Bloguero de arrabal

Pablo Alcázar

coleraquiles@gmail.com

Con el rabo entre las piernas

Antes, no era habitual dejar que los animales te sobaran o darles besos. Hoy, a las mascotas, eso y más

Mi abuela me educó en un machismo responsable. Jamás permitió que limpiara el cuarto de baño, después de ducharme. Pero, si a las 8:15 horas no estaba cogiendo la bici para ir a clase, me amenazaba con devolverme a la casa de mis padres en Málaga, donde no podría seguir estudiando la carrera. No le di ocasión. Todas las mañanas aparcaba la bicicleta, poco antes de las 9, en la acera de la Facultad de Letras en Puentezuelas.

Resulta milagroso que no me la robaran. No le ponía candado ni nada. El aspecto de la máquina era de tal decrepitud que no resultaba atractiva para nadie. Tenía un portaequipajes poderoso que igual servía para transportar los productos de la vega desde Cenes a la Plaza de la Pescadería que para llevar al colegio a algún hermano. Terminé la carrera, y no fui deportado.

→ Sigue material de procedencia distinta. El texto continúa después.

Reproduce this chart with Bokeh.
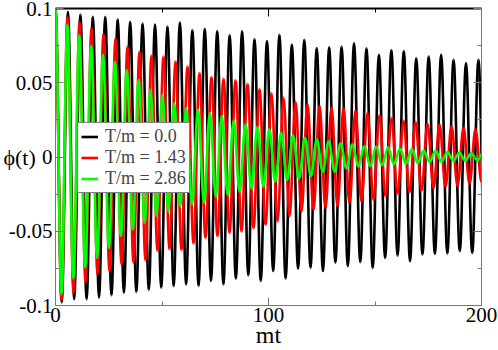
import numpy as np
from bokeh.plotting import figure
from bokeh.models import (ColumnDataSource, LinearAxis, FixedTicker, Range1d,
                          Legend, LegendItem, CustomJSTickFormatter, CustomLabelingPolicy)
from bokeh.embed import file_html
from bokeh.resources import INLINE

# ---------------- data ----------------
# oscillation periods (in units of mt) read from the peak spacing
period_black = 5.84
period_red = 5.634
period_green = 5.576

# successive maxima / minima of phi(t)
black_max = [0.1, 0.0977, 0.0959, 0.0944, 0.0944, 0.0928, 0.0910, 0.0899, 0.0892, 0.0879,
             0.0906, 0.0855, 0.0864, 0.0848, 0.0821, 0.0847, 0.0795, 0.0781, 0.0823, 0.0757,
             0.0790, 0.0734, 0.0738, 0.0743, 0.0765, 0.0732, 0.0688, 0.0721, 0.0714, 0.0665,
             0.0676, 0.0688, 0.0654, 0.0631, 0.0654]
black_min = [-0.0980, -0.0958, -0.0958, -0.0947, -0.0931, -0.0913, -0.0909, -0.0895, -0.0880,
             -0.0869, -0.0858, -0.0869, -0.0835, -0.0858, -0.0819, -0.0797, -0.0835, -0.0768,
             -0.0819, -0.0753, -0.0746, -0.0768, -0.0712, -0.0734, -0.0708, -0.0746, -0.0679,
             -0.0664, -0.0701, -0.0657, -0.0652, -0.0650, -0.0634, -0.0646, -0.0640]

red_max = [0.1, 0.0944, 0.0910, 0.0870, 0.0830, 0.0797, 0.0743, 0.0710, 0.0683, 0.0676,
           0.0643, 0.0609, 0.0565, 0.0539, 0.0526, 0.0516, 0.0492, 0.0456, 0.0429, 0.0399,
           0.0372, 0.0355, 0.0345, 0.0335, 0.0330, 0.0313, 0.0297, 0.0282, 0.0264, 0.0246,
           0.0237, 0.0223, 0.0219, 0.0208, 0.0197, 0.0186]
red_min = [-0.0967, -0.0917, -0.0847, -0.0792, -0.0772, -0.0722, -0.0712, -0.0697, -0.0632,
           -0.0622, -0.0627, -0.0582, -0.0545, -0.0534, -0.0512, -0.0501, -0.0479, -0.0456,
           -0.0434, -0.0400, -0.0367, -0.0356, -0.0344, -0.0333, -0.0311, -0.0300, -0.0289,
           -0.0266, -0.0249, -0.0239, -0.0226, -0.0210, -0.0199, -0.0195, -0.0182, -0.0167]

green_max = [0.1, 0.0892, 0.0822, 0.0750, 0.0688, 0.0643, 0.0587, 0.0520, 0.0455, 0.0420,
             0.0364, 0.0330, 0.0320, 0.0297, 0.0275, 0.0246, 0.0219, 0.0201, 0.0186, 0.0163,
             0.0146, 0.0130, 0.0119, 0.0108, 0.0093, 0.0086, 0.0074, 0.0070, 0.0063, 0.0056,
             0.0052, 0.0041, 0.0041, 0.0034, 0.0029, 0.0025, 0.0024]
green_min = [-0.0926, -0.0819, -0.0746, -0.0679, -0.0612, -0.0534, -0.0490, -0.0445, -0.0400,
             -0.0367, -0.0333, -0.0317, -0.0307, -0.0266, -0.0255, -0.0233, -0.0211, -0.0199,
             -0.0166, -0.0155, -0.0144, -0.0129, -0.0099, -0.0099, -0.0077, -0.0066, -0.0062,
             -0.0055, -0.0048, -0.0044, -0.0039, -0.0032, -0.0032, -0.0025, -0.0025, -0.0021]

labels = ["T/m = 0.0", "T/m = 1.43", "T/m = 2.86"]
colors = ["#000000", "#ff0000", "#00ff00"]

x_ticks = [0, 100, 200]
x_minor = [50, 150]
y_ticks = [-0.1, -0.05, 0, 0.05, 0.1]
y_minor = [-0.075, -0.025, 0.025, 0.075]


def extrema(maxima, minima, period):
    vals = []
    for i in range(len(maxima)):
        vals.append(maxima[i])
        if i < len(minima):
            vals.append(minima[i])
    t = [i * period / 2.0 for i in range(len(vals))]
    return np.array(t), np.array(vals)


def bezier_source(t, v, c=0.3634):
    dt = t[1:] - t[:-1]
    return ColumnDataSource(dict(
        x0=t[:-1], y0=v[:-1], x1=t[1:], y1=v[1:],
        cx0=t[:-1] + c * dt, cy0=v[:-1], cx1=t[1:] - c * dt, cy1=v[1:]))


FONT = "Liberation Serif"
GRAY = "#777777"

p = figure(width=498, height=350, x_range=Range1d(0, 200), y_range=Range1d(-0.1, 0.1),
           output_backend="svg", toolbar_location=None,
           min_border_left=55, min_border_right=17, min_border_top=8, min_border_bottom=44)
p.xgrid.visible = False
p.ygrid.visible = False
p.outline_line_color = None
p.background_fill_color = "white"
p.border_fill_color = "white"

xb = p.below[0]
yl = p.left[0]

series = [(black_max, black_min, period_black),
          (red_max, red_min, period_red),
          (green_max, green_min, period_green)]
renderers = []
for (mx, mn, per), col in zip(series, colors):
    t, v = extrema(mx, mn, per)
    src = bezier_source(t, v)
    r = p.bezier(x0="x0", y0="y0", x1="x1", y1="y1", cx0="cx0", cy0="cy0",
                 cx1="cx1", cy1="cy1", source=src, line_color=col, line_width=2.6)
    renderers.append(r)

# mirrored axes without labels
no_labels = CustomLabelingPolicy(code="for (const i of indices) indices.unset(i)")
above = LinearAxis(major_label_policy=no_labels, major_label_text_font_size="0px",
                   major_label_standoff=0)
right = LinearAxis(major_label_policy=no_labels, major_label_text_font_size="0px",
                   major_label_standoff=0)
p.add_layout(above, "above")
p.add_layout(right, "right")

fmt = CustomJSTickFormatter(code="return tick.toString();")
for ax in [xb, above]:
    ax.ticker = FixedTicker(ticks=x_ticks, minor_ticks=x_minor)
for ax in [yl, right]:
    ax.ticker = FixedTicker(ticks=y_ticks, minor_ticks=y_minor)

for ax in [xb, yl, above, right]:
    ax.major_tick_in = 8
    ax.major_tick_out = 0
    ax.minor_tick_in = 4
    ax.minor_tick_out = 0
    ax.axis_line_color = GRAY
    ax.major_tick_line_color = GRAY
    ax.minor_tick_line_color = GRAY

for ax in [xb, yl]:
    ax.formatter = fmt
    ax.major_label_text_font = FONT
    ax.major_label_text_font_size = "21px"
    ax.major_label_text_color = "black"
    ax.axis_label_text_font = FONT
    ax.axis_label_text_font_style = "normal"
    ax.axis_label_text_color = "black"

above.axis_line_color = "black"
above.axis_line_width = 2
above.major_tick_line_color = "black"
above.minor_tick_line_color = "black"

xb.major_label_standoff = 2
xb.major_label_text_line_height = 1.0
xb.axis_label = "mt"
xb.axis_label_text_font_size = "24px"
xb.axis_label_text_line_height = 1.0
xb.axis_label_standoff = -3

yl.major_label_standoff = 3
yl.axis_label = "\u03d5(t)"
yl.axis_label_orientation = "horizontal"
yl.axis_label_text_font_size = "22px"
yl.axis_label_standoff = -30

legend = Legend(items=[LegendItem(label=l, renderers=[r]) for l, r in zip(labels, renderers)],
                location=(22, 112))
legend.border_line_color = "black"
legend.border_line_width = 1
legend.background_fill_color = "white"
legend.background_fill_alpha = 1
legend.label_text_font = FONT
legend.label_text_font_size = "18px"
legend.label_text_line_height = 1.0
legend.glyph_width = 17
legend.glyph_height = 17
legend.label_height = 17
legend.spacing = 0
legend.padding = 3
legend.margin = 0
legend.label_standoff = 7
p.add_layout(legend)

open("out.html", "w").write(file_html(p, INLINE))
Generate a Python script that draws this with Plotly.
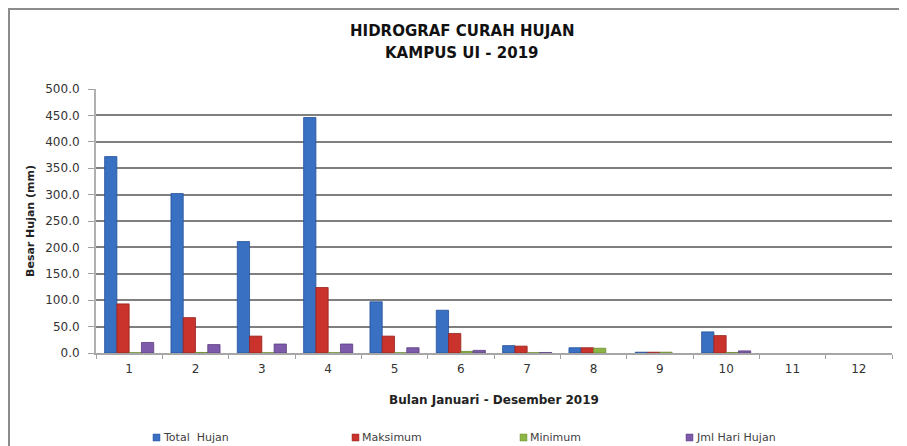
import plotly.graph_objects as go

months = ["1", "2", "3", "4", "5", "6", "7", "8", "9", "10", "11", "12"]
total_hujan = [372, 302, 211, 446, 97, 81, 14, 10, 1.5, 40, 0, 0]
maksimum = [93, 67, 32, 124, 32, 37, 13, 10, 1.5, 33, 0, 0]
minimum = [0.5, 1, 0.5, 0.5, 0.5, 3, 0.5, 9, 1.5, 1, 0, 0]
jml_hari = [20, 16, 17, 17, 10, 5, 1, 0, 0, 4, 0, 0]
y_ticks = [0, 50, 100, 150, 200, 250, 300, 350, 400, 450, 500]

OFF = 8  # page body margin
W, H = 907 - OFF, 446 - OFF
L, T = 96 - OFF, 89 - OFF
R = W - (892 - OFF)
B = H - (353 - OFF)
pw, ph = W - L - R, H - T - B

font = "'DejaVu Sans', sans-serif"

def px_x(p):  # page pixel -> paper
    return (p - OFF - L) / pw

def px_y(p):
    return 1 - (p - OFF - T) / ph

fig = go.Figure()
series = [
    ("Total  Hujan", total_hujan, "#3A70C2", "#24519A", 157),
    ("Maksimum", maksimum, "#C9332C", "#962320", 356),
    ("Minimum", minimum, "#8DB545", "#6A8C2E", 524),
    ("Jml Hari Hujan", jml_hari, "#7E5AAA", "#5B3F80", 690),
]
annotations = [
    dict(text="<b>HIDROGRAF CURAH HUJAN</b>", xref="paper", yref="paper",
         x=px_x(462), y=px_y(31), xanchor="center", yanchor="middle", showarrow=False,
         font=dict(size=15, color="#111111")),
    dict(text="<b>KAMPUS UI - 2019</b>", xref="paper", yref="paper",
         x=px_x(462), y=px_y(53), xanchor="center", yanchor="middle", showarrow=False,
         font=dict(size=15, color="#111111")),
]
shapes = [
    dict(type="rect", xref="paper", yref="paper",
         x0=px_x(9), x1=px_x(920), y0=px_y(460), y1=px_y(9),
         line=dict(color="#8C8C8C", width=2), fillcolor="rgba(0,0,0,0)", layer="below"),
]
for name, vals, col, edge, lx in series:
    fig.add_trace(go.Bar(
        x=months, y=vals, name=name, showlegend=False,
        marker=dict(color=col, line=dict(color=edge, width=[0 if v == 0 else 0.8 for v in vals])),
    ))
    shapes.append(dict(type="rect", xref="paper", yref="paper",
                       x0=px_x(lx - 4), x1=px_x(lx + 3), y0=px_y(441), y1=px_y(434),
                       fillcolor=col, line=dict(color=edge, width=0.5)))
    annotations.append(dict(text=name, xref="paper", yref="paper",
                            x=px_x(lx + 4), y=px_y(437), xanchor="left", yanchor="middle",
                            showarrow=False, font=dict(size=11, color="#404040")))

fig.update_layout(
    width=W, height=H,
    margin=dict(l=L, r=R, t=T, b=B, autoexpand=False),
    paper_bgcolor="white", plot_bgcolor="white",
    barmode="group", bargap=0.26, bargroupgap=0,
    font=dict(family=font, size=12, color="#333333"),
    showlegend=False,
    xaxis=dict(
        type="category", tickson="boundaries", ticks="outside", ticklen=4,
        tickcolor="#A0A0A0", showline=True, linecolor="#A6A6A6", linewidth=2,
        showgrid=False, tickfont=dict(size=12, color="#333333"), ticklabelstandoff=4,
        title=dict(text="<b>Bulan Januari - Desember 2019</b>", font=dict(size=12, color="#222222"), standoff=20),
    ),
    yaxis=dict(
        range=[0, 500], tickvals=y_ticks, tickformat=".1f", ticks="outside", ticklen=6,
        tickcolor="#A0A0A0", showline=True, linecolor="#B0B0B0", linewidth=2,
        showgrid=True, gridcolor="#7F7F7F", gridwidth=1.5, zeroline=False,
        tickfont=dict(size=12, color="#333333"), ticklabelstandoff=6,
        title=dict(text="<b>Besar Hujan (mm)</b>", font=dict(size=11, color="#222222"), standoff=8),
    ),
    shapes=shapes,
    annotations=annotations,
)

fig.write_html("out.html")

Si las reglas para los varones jóvenes de la familia, en el nicho campesino que presidía mi abuela, eran estrictas, el protocolo para las que hoy se conocen como mascotas era férreo. Mi abuela no hubiera entendido que el dueño de una marrana vietnamita la sacara a pasear con su correa y su abriguito de croché para los riñones, por la Carrera de la Virgen. Los marranos, en mi casa, recibían buen trato antes de la matanza. Ellos se resistían, y cuando el matancero, y cuatro más, no podían colocar al animal en la artesa para degollarlo, mi abuela lo cogía de una pata y lo plantaba, ella sola, encima de la mesa del sacrificio. Los gatos que se comían los jurelillos destinados a sus nietos, por la ventana, al corral. Los perros, para guardar la casa, sin caricias ni mimos. La gallina vieja que dejaba de poner, a la cazuela. La mula para arar y traer las calabazas y los melones, en el serón. El gorrión, con arroz, tras ser abatido por nuestras escopetas de plomos.

Cuando me casé, la primera vez que comió en casa, le regañó a mi mujer por no traerme a la mesa un tenedor que yo le había pedido. Educadamente, mi mujer le señaló a mi abuela que si su nieto necesitaba un tenedor, que fuera por él a la cocina. Mi abuela me había educado para ser el rey de la casa. Pero comprendí que era mejor para mí, aceptar una vicepresidencia doméstica. Por puro egoísmo. Para no contraer una deuda sin algoritmo. Imprecisa. Impagable. También, aprendí a ser compasivo y benévolo con los animales, después de leer Las florecillas de San Francisco de Asís.

Pero sigue sin gustarme que un perro hurgue en mis ingles con su hocico o que se sitúe entre mis piernas y agite mi intimidad con su rabo, sin ser requerido. Bastantes problemas afectivos tiene uno como para atarse de por vida a un rabo inquieto.